NH42A-02
Resolving Extreme Rainfall from Space: A New Class of Algorithms for Precipitation Retrieval and Data Fusion/Assimilation with Emphasis on Extremes over Complex Terrain and Coastal Areas

Thursday, 17 December 2015: 10:35
309 (Moscone South)
Efi Foufoula-Georgiou, University of Minnesota Twin Cities, Department of Civil, Environmental, and Geo- Engineering, Minneapolis, MN, United States; St. Anthony Falls Laboratory, Minneapolis, MN, United States and Ardeshir Ebtehaj, Utah State University, Civil and Environmental Engineering, Logan, UT, United States
Abstract:
The increasing availability of precipitation observations from the Global Precipitation Measuring (GPM) Mission, has fueled renewed interest in developing frameworks for accurate estimation of precipitation extremes especially over ungauged mountainous terrains and coastal regions to improve hydro-geological hazard prediction and control.

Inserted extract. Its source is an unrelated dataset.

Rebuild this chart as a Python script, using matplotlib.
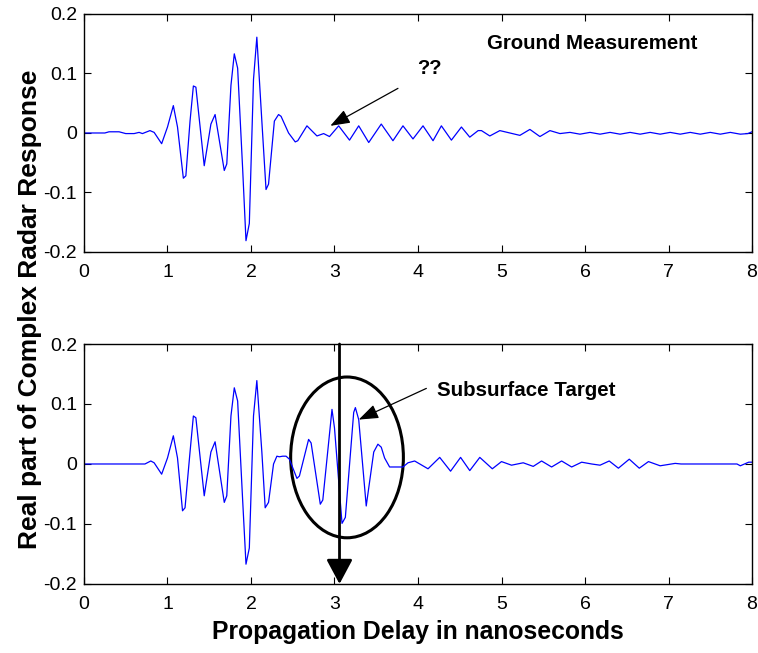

Our recent research has shown that treating precipitation retrieval and data fusion/assimilation as inverse problems and using a regularized variational approach with the regularization term(s) selected to impose desired smoothness in the solution, leads to improved representation of extremes. Here we present some new theoretical and computational developments which extend the ideas to a model-agnostic framework of retrieval via a regularized search within properly constructed data bases. We test the framework in several tropical storms over the Ganges-Brahmaputra delta region and over the Himalayas and compare the results with the standard retrieval algorithms currently used for operational purposes.